Ik heb niet het idee dat er een verkeerd beeld van me is neergezet. Niet dat ik het altijd leuk vond om neergezet te worden als de persoon die ik wel ben. Er is een positief aspect waar ik nog steeds op wordt aangesproken, door veel migranten. Asielzoekers, integratie, dat was mijn portefeuille. Kennelijk had ik een uitstraling die mensen het gevoel gaf dat ik hun positie verdedigde. Daar spreken mensen me nog steeds over aan. Dat vind ik leuk. Wat dat betreft: die tijd was erg prettig. We leven nu in een uiterst benepen, angstige, provinciale situatie.
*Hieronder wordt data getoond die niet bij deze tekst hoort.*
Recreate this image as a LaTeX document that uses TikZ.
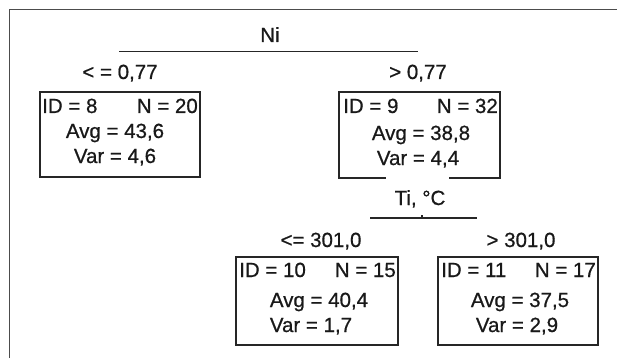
\documentclass[tikz,border=0pt]{standalone}
\usepackage{fontspec}
\setmainfont{Liberation Sans}[BoldFont={Liberation Sans}, BoldFeatures={FakeBold=0.7}]
\begin{document}
\begin{tikzpicture}[x=1pt,y=-1pt,
  txt/.style={font=\fontsize{20.5}{24}\selectfont\bfseries, inner sep=0pt, anchor=base, text=black!90},
  leafbox/.style={draw=black!85, line width=2pt, inner sep=0pt},
  split/.style={draw=black!85, line width=1.8pt},
  frame/.style={draw=black!70, line width=1.8pt}]
\useasboundingbox (0,0) rectangle (617,358);
% outer frame (top and left edges)
\coordinate (fl) at (9.5,358);
\coordinate (fc) at (9.5,9.5);
\coordinate (fr) at (617,9.5);
\draw[frame] (fl) -- (fc) -- (fr);

% root split
\node[txt] (ni) at (270,42) {Ni};
\coordinate (niL) at (119,51.5);
\coordinate (niR) at (418,51.5);
\draw[split] (niL) -- (niR);
\node[txt] (lab1) at (120,79) {< = 0,77};
\node[txt] (lab2) at (418,79) {> 0,77};

% node 8
\node[leafbox, minimum width=160pt, minimum height=85pt] (b8) at (120,134.5) {};
\node[txt, anchor=base west] (id8) at (42,113) {ID = 8};
\node[txt, anchor=base east] (n8) at (198,113) {N = 20};
\node[txt] (avg8) at (115,138) {Avg = 43,6};
\node[txt] (var8) at (115,163) {Var = 4,6};

% node 9
\node[leafbox, minimum width=161pt, minimum height=86pt] (b9) at (419.5,135) {};
\coordinate (g9a) at (386,178);
\coordinate (g9b) at (449,178);
\draw[white, line width=2.8pt] (g9a) -- (g9b);
\node[txt, anchor=base west] (id9) at (343,113) {ID = 9};
\node[txt, anchor=base east] (n9) at (498,113) {N = 32};
\node[txt] (avg9) at (421,140) {Avg = 38,8};
\node[txt] (var9) at (418,165) {Var = 4,4};

% second split
\node[txt] (ti) at (420,205) {Ti, °C};
\coordinate (tiL) at (370,218);
\coordinate (tiR) at (477,218);
\coordinate (tiM) at (422,218);
\coordinate (tiT) at (422,214.5);
\draw[split, line width=1.3pt] (tiL) -- (tiR);
\draw[split, line width=1.3pt] (tiM) -- (tiT);
\node[txt] (lab3) at (321,247) {<= 301,0};
\node[txt] (lab4) at (521,247) {> 301,0};

% node 10
\node[leafbox, minimum width=162pt, minimum height=88pt] (b10) at (317,301) {};
\node[txt, anchor=base west] (id10) at (239,277) {ID = 10};
\node[txt, anchor=base east] (n10) at (396,277) {N = 15};
\node[txt] (avg10) at (319,307) {Avg = 40,4};
\node[txt] (var10) at (311,332) {Var = 1,7};

% node 11
\node[leafbox, minimum width=160pt, minimum height=88pt] (b11) at (518,301) {};
\node[txt, anchor=base west] (id11) at (441,277) {ID = 11};
\node[txt, anchor=base east] (n11) at (596,277) {N = 17};
\node[txt] (avg11) at (520,307) {Avg = 37,5};
\node[txt] (var11) at (517,332) {Var = 2,9};
\end{tikzpicture}
\end{document}
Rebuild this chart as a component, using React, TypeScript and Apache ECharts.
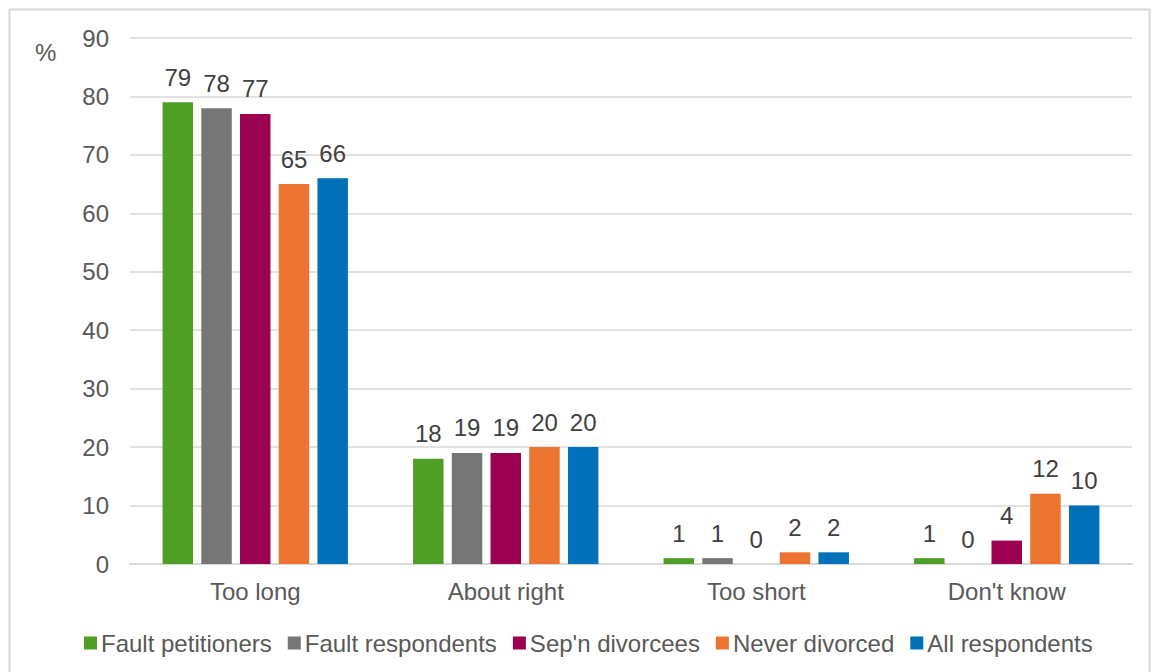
import React, { useEffect, useRef } from "react";
import * as echarts from "echarts";

const categories = ["Too long", "About right", "Too short", "Don't know"];
const seriesNames = ["Fault petitioners", "Fault respondents", "Sep'n divorcees", "Never divorced", "All respondents"];
const faultPetitioners = [79, 18, 1, 1];
const faultRespondents = [78, 19, 1, 0];
const sepnDivorcees = [77, 19, 0, 4];
const neverDivorced = [65, 20, 2, 12];
const allRespondents = [66, 20, 2, 10];
const colors = ["#4f9f27", "#767676", "#9b0051", "#ed7430", "#0070b8"];
const yTicks = { min: 0, max: 90, interval: 10 };

export default function App() {
  const ref = useRef<HTMLDivElement>(null);
  useEffect(() => {
    if (!ref.current) return;
    const chart = echarts.init(ref.current, undefined, { renderer: "svg" });
    const values = [faultPetitioners, faultRespondents, sepnDivorcees, neverDivorced, allRespondents];
    const font = "'Liberation Sans', Arial, sans-serif";
    chart.setOption({
      animation: false,
      backgroundColor: "#ffffff",
      textStyle: { fontFamily: font },
      graphic: [
        {
          type: "rect",
          shape: { x: 9.5, y: 9.5, width: 1140, height: 680 },
          style: { fill: "none", stroke: "#d9d9d9", lineWidth: 2 },
          silent: true,
          z: -10,
        },
        {
          type: "text",
          left: 35,
          top: 40,
          style: { text: "%", fontSize: 24, fill: "#595959", fontFamily: font },
        },
      ],
      grid: { left: 130, right: 23, top: 38, bottom: 108, containLabel: false },
      legend: {
        data: seriesNames,
        top: 626,
        left: 79,
        itemWidth: 13,
        itemHeight: 13,
        itemGap: 16,
        icon: "rect",
        textStyle: { fontSize: 24, color: "#595959", fontFamily: font, padding: [0, 0, 0, -1] },
      },
      xAxis: {
        type: "category",
        data: categories,
        axisLine: { lineStyle: { color: "#d9d9d9", width: 2 } },
        axisTick: { show: false },
        axisLabel: { fontSize: 24, color: "#595959", margin: 15, fontFamily: font },
      },
      yAxis: {
        type: "value",
        min: yTicks.min,
        max: yTicks.max,
        interval: yTicks.interval,
        axisLine: { show: false },
        axisTick: { show: false },
        axisLabel: { fontSize: 24, color: "#595959", margin: 21, fontFamily: font },
        splitLine: { lineStyle: { color: "#d9d9d9", width: 1.5 } },
      },
      series: seriesNames.map((name, i) => ({
        name,
        type: "bar",
        data: values[i],
        barGap: "27%",
        barCategoryGap: "26%",
        itemStyle: { color: colors[i] },
        label: {
          show: true,
          position: "top",
          distance: 13,
          fontSize: 24,
          color: "#404040",
          fontFamily: font,
        },
      })),
    });
    return () => chart.dispose();
  }, []);
  return (
    <div
      ref={ref}
      style={{ position: "absolute", left: 0, top: 0, width: 1155, height: 672 }}
    />
  );
}
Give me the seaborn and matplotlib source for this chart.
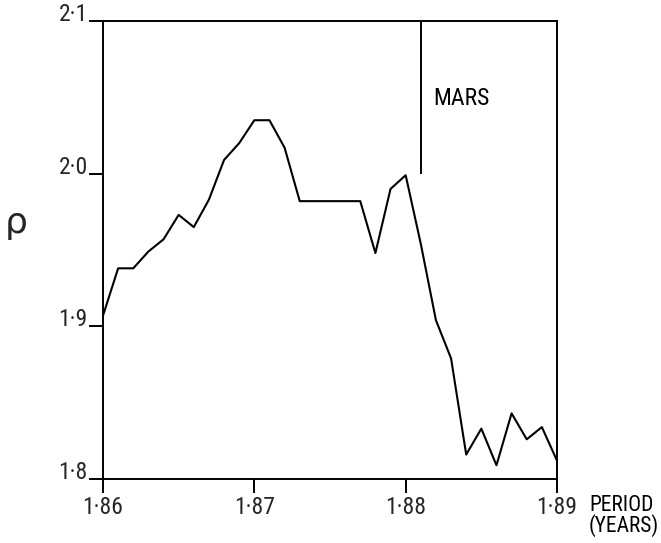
import matplotlib
matplotlib.use("Agg")
import matplotlib.pyplot as plt
from matplotlib import font_manager
import seaborn as sns
import pandas as pd

# Orbital period (years) and the corresponding rho values
period = [1.860, 1.861, 1.862, 1.863, 1.864, 1.865, 1.866, 1.867, 1.868, 1.869,
          1.870, 1.871, 1.872, 1.873, 1.874, 1.875, 1.876, 1.877, 1.878, 1.879,
          1.880, 1.881, 1.882, 1.883, 1.884, 1.885, 1.886, 1.887, 1.888, 1.889,
          1.890]
rho = [1.907, 1.938, 1.938, 1.949, 1.957, 1.973, 1.965, 1.983, 2.009, 2.020,
       2.035, 2.035, 2.017, 1.982, 1.982, 1.982, 1.982, 1.982, 1.948, 1.990,
       1.999, 1.954, 1.904, 1.879, 1.816, 1.833, 1.809, 1.843, 1.826, 1.834,
       1.812]

x_ticks = [1.86, 1.87, 1.88, 1.89]
x_tick_labels = ["1\u00b786", "1\u00b787", "1\u00b788", "1\u00b789"]
y_ticks = [1.8, 1.9, 2.0, 2.1]
y_tick_labels = ["1\u00b78", "1\u00b79", "2\u00b70", "2\u00b71"]

# Mars resonance marker
mars_period = 1.881
mars_rho_span = [2.0, 2.1]

df = pd.DataFrame({"period": period, "rho": rho})


def first_installed(candidates):
    for name in candidates:
        try:
            font_manager.findfont(font_manager.FontProperties(family=name),
                                  fallback_to_default=False)
            return name
        except ValueError:
            continue
    return "DejaVu Sans"


label_font = first_installed(["Liberation Sans Narrow", "DejaVu Sans Condensed",
                              "Roboto Condensed", "Open Sans Condensed",
                              "Liberation Sans"])

sns.set_theme(style="white")
plt.rcParams["font.family"] = [label_font, "DejaVu Sans"]

fig = plt.figure(figsize=(6.61, 5.43), dpi=100)
ax = fig.add_axes([103 / 661, 1 - 479 / 543, 454 / 661, 458 / 543])

sns.lineplot(data=df, x="period", y="rho", ax=ax, color="black",
             linewidth=1.5, estimator=None, sort=False)

ax.vlines(mars_period, mars_rho_span[0], mars_rho_span[1], color="black", linewidth=1.4)
ax.text(mars_period + 0.0008, 2.0495, "MARS", ha="left", va="center",
        fontsize=17, color="black")

ax.set_xlim(x_ticks[0], x_ticks[-1])
ax.set_ylim(y_ticks[0], y_ticks[-1])
ax.set_xticks(x_ticks)
ax.set_xticklabels(x_tick_labels)
ax.set_yticks(y_ticks)
ax.set_yticklabels(y_tick_labels)

for side in ["left", "right", "top", "bottom"]:
    ax.spines[side].set_visible(True)
    ax.spines[side].set_color("black")
    ax.spines[side].set_linewidth(1.4)

ax.tick_params(axis="x", direction="out", length=10, width=1.4, color="black",
               pad=2, labelsize=17, bottom=True)
ax.tick_params(axis="y", direction="out", length=10, width=1.4, color="black",
               pad=1, labelsize=17, left=True)
for lbl in ax.get_yticklabels():
    lbl.set_verticalalignment("baseline")

ax.set_xlabel("")
ax.set_ylabel("\u03c1", rotation=0, fontsize=26, family=["DejaVu Sans"],
              va="center", ha="center")
ax.yaxis.set_label_coords(-0.192, 0.56)

ax.text(1.0705, -0.035, "PERIOD\n(YEARS)", transform=ax.transAxes,
        ha="left", va="top", fontsize=15.5, linespacing=0.9, color="black")

fig.savefig("out.png", dpi=100, facecolor="white")
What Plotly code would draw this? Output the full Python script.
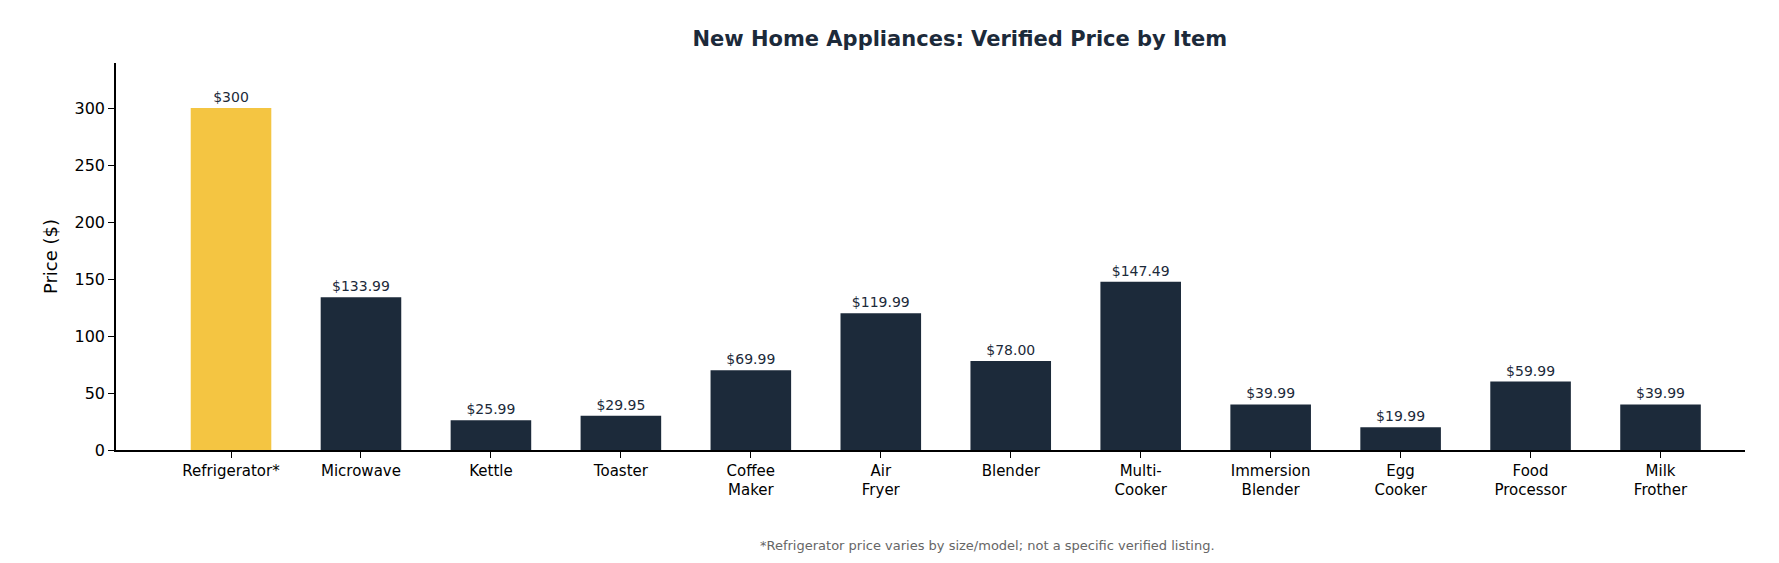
import plotly.graph_objects as go

items = ["Refrigerator*", "Microwave", "Kettle", "Toaster", "Coffee<br>Maker", "Air<br>Fryer",
         "Blender", "Multi-<br>Cooker", "Immersion<br>Blender", "Egg<br>Cooker", "Food<br>Processor", "Milk<br>Frother"]
prices = [300, 133.99, 25.99, 29.95, 69.99, 119.99, 78.00, 147.49, 39.99, 19.99, 59.99, 39.99]
labels = ["$300", "$133.99", "$25.99", "$29.95", "$69.99", "$119.99", "$78.00", "$147.49",
          "$39.99", "$19.99", "$59.99", "$39.99"]
colors = ["#F4C542"] + ["#1C2A3A"] * 11
xs = list(range(len(items)))

fig = go.Figure(go.Bar(x=xs, y=prices, width=0.62, marker=dict(color=colors, line=dict(width=0)),
                       text=labels, textposition="outside", cliponaxis=False,
                       textfont=dict(size=14, color="#1C2A3A")))
fig.update_layout(
    width=1779, height=563, plot_bgcolor="white", paper_bgcolor="white",
    font=dict(family="DejaVu Sans", color="black"),
    margin=dict(l=108, r=42, t=55, b=121),
    title=dict(text="<b>New Home Appliances: Verified Price by Item</b>", x=0.535, xanchor="center",
               y=0.945, yanchor="middle", font=dict(size=21, color="#1C2A3A")),
    showlegend=False,
    annotations=[dict(text="*Refrigerator price varies by size/model; not a specific verified listing.",
                      xref="paper", yref="paper", x=0.535, y=-0.248, yanchor="middle", showarrow=False,
                      font=dict(size=13, color="#666666"))],
)
fig.update_xaxes(tickvals=xs, ticktext=items, range=[-0.885, 11.65], showline=True, linecolor="black",
                 linewidth=1.5, ticks="outside", ticklen=6, tickcolor="black", tickfont=dict(size=15),
                 showgrid=False)
fig.update_yaxes(range=[0, 339.5], tickvals=[0, 50, 100, 150, 200, 250, 300], showline=True,
                 linecolor="black", linewidth=1.5, ticks="outside", ticklen=6, tickcolor="black",
                 tickfont=dict(size=16), showgrid=False, zeroline=False,
                 title=dict(text="Price ($)", font=dict(size=18), standoff=12))
fig.write_html("out.html")
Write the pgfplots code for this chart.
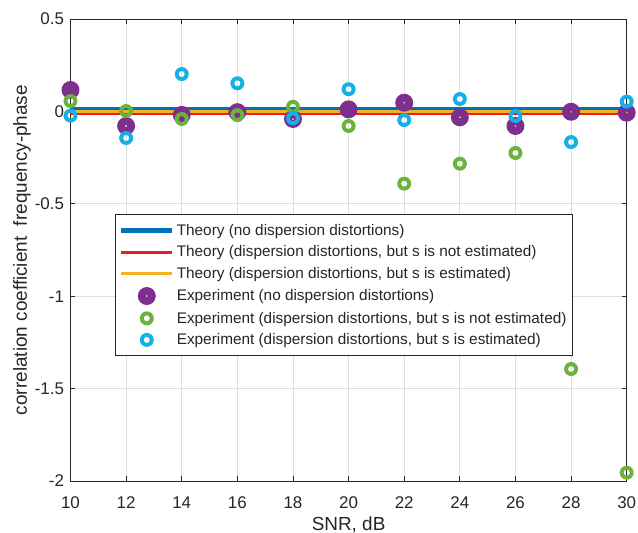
\documentclass[border=0pt]{standalone}
\usepackage{pgfplots}
\pgfplotsset{compat=1.18}
\usepackage{fontspec}
\setmainfont{Liberation Sans}
\definecolor{mblue}{RGB}{0,114,189}
\definecolor{mred}{RGB}{237,28,36}
\definecolor{myellow}{RGB}{240,180,30}
\definecolor{mpurple}{RGB}{126,47,142}
\definecolor{mgreen}{RGB}{108,178,60}
\definecolor{mcyan}{RGB}{20,176,230}
\definecolor{axgray}{RGB}{38,38,38}
\pgfdeclareplotmark{pring}{%
  \pgfpathcircle{\pgfpointorigin}{\pgfplotmarksize}%
  \pgfpathcircle{\pgfpointorigin}{0.13\pgfplotmarksize}%
  \pgfseteorule\pgfusepathqfill}
\pgfdeclareplotmark{tring}{%
  \pgfpathcircle{\pgfpointorigin}{\pgfplotmarksize}%
  \pgfpathcircle{\pgfpointorigin}{0.44\pgfplotmarksize}%
  \pgfseteorule\pgfusepathqfill}
\pgfplotsset{
  lineleg/.style={legend image code/.code={\draw[##1] (0bp,0bp) -- (51bp,0bp);}},
  markleg/.style={legend image code/.code={\draw[##1] plot coordinates {(25.5bp,0bp)};}},
}
\begin{document}
\begin{tikzpicture}
\begin{axis}[
  scale only axis, width=556.2bp, height=462bp,
  xmin=10, xmax=30, ymin=-2, ymax=0.5,
  xtick={10,12,14,16,18,20,22,24,26,28,30},
  ytick={-2,-1.5,-1,-0.5,0,0.5},
  yticklabels={-2,-1.5,-1,-0.5,0,0.5},
  xticklabels={10,12,14,16,18,20,22,24,26,28,30},
  grid=major, major grid style={draw=black!13, line width=0.9bp},
  axis line style={draw=axgray, line width=0.8bp},
  tick style={draw=axgray, line width=0.8bp},
  tick align=inside, major tick length=5bp,
  ticklabel style={font=\fontsize{17}{19}\selectfont, text=axgray},
  xticklabel style={yshift=-12bp},
  yticklabel style={xshift=-3bp},
  /pgf/number format/assume math mode=true,
  xlabel={SNR, dB}, ylabel={correlation coefficient\ \ frequency-phase},
  label style={font=\fontsize{19}{21}\selectfont, text=axgray},
  xlabel style={at={(axis description cs:0.5,-0.095)}, anchor=center},
  ylabel style={at={(axis description cs:-0.0872,0.5)}, anchor=center},
  clip=false,
  legend cell align=left,
  legend style={at={(0.08,0.577)}, anchor=north west, draw=axgray, line width=0.6bp,
    fill=white, font=\fontsize{15.4}{17}\selectfont, text=axgray, row sep=5bp,
    inner xsep=3.5bp, inner ysep=7.5bp},
]
\addplot[mblue, line width=5bp, lineleg] coordinates {(10,0.009) (30,0.009)};
\addlegendentry{Theory (no dispersion distortions)}
\addplot[mred, line width=3bp, lineleg] coordinates {(10,-0.013) (30,-0.013)};
\addlegendentry{Theory (dispersion distortions, but s is not estimated)}
\addplot[myellow, line width=3bp, lineleg] coordinates {(10,0.001) (30,0.001)};
\addlegendentry{Theory (dispersion distortions, but s is estimated)}
\addplot[only marks, mark=pring, mark size=9bp, mark options={fill=mpurple, draw=none}, markleg] coordinates {
(10,0.116)(12,-0.079)(14,-0.019)(16,-0.004)(18,-0.041)(20,0.011)(22,0.047)(24,-0.032)(26,-0.079)(28,-0.002)(30,-0.007)};
\addlegendentry{Experiment (no dispersion distortions)}
\addplot[only marks, mark=tring, mark size=7bp, mark options={fill=mgreen, draw=none}, markleg] coordinates {
(10,0.056)(12,0.002)(14,-0.041)(16,-0.020)(18,0.025)(20,-0.079)(22,-0.391)(24,-0.283)(26,-0.225)(28,-1.394)(30,-1.955)};
\addlegendentry{Experiment (dispersion distortions, but s is not estimated)}
\addplot[only marks, mark=tring, mark size=7bp, mark options={fill=mcyan, draw=none}, markleg] coordinates {
(10,-0.023)(12,-0.144)(14,0.202)(16,0.152)(18,-0.037)(20,0.120)(22,-0.047)(24,0.067)(26,-0.025)(28,-0.166)(30,0.053)};
\addlegendentry{Experiment (dispersion distortions, but s is estimated)}
\end{axis}
\pgfresetboundingbox
\path[use as bounding box] (-70.5bp,-52bp) rectangle (567.5bp,481bp);
\end{tikzpicture}
\end{document}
Als je bent zoals ik, een uitgesproken persoon, dan krijg je wel eens nare brieven. Er werd met regelmaat ’s avonds opgebeld dat ze vergeten waren me te vergassen. Maar het deed me niet zoveel. Ik dacht altijd: nou ja, dat is dan de prijs. Het heeft me nooit weerhouden om me uit te spreken over alles.
Genen
Ik heb erg talentvolle kinderen. Maar misschien moet je voor de genen veel verder terug gaan, vele generaties verder terug. Mijn dochter heeft een grote bos haar. Waar zij die vandaan heeft is mij niet duidelijk.
Mijn vader was een intellectueel, maar ik heb hem nooit gekend. De energie van mijn moeder herken ik in mezelf. Het niet zeuren, het doorgaan, ondanks het noodlot. De mannen die uit haar leven verdwenen, verdwenen door het noodlot. Terwijl de mannen die uit mijn leven, of beter: naar de achtergrond verdwenen, daar had ik toch echt zelf de hand in gehad. De mannen in mijn leven bewonder ik zeer. Ik voel me aangetrokken door mensen die een lichte bezetenheid voor iets hebben. Een man die in de coulissen op me wacht, daar zit ik niet op te wachten.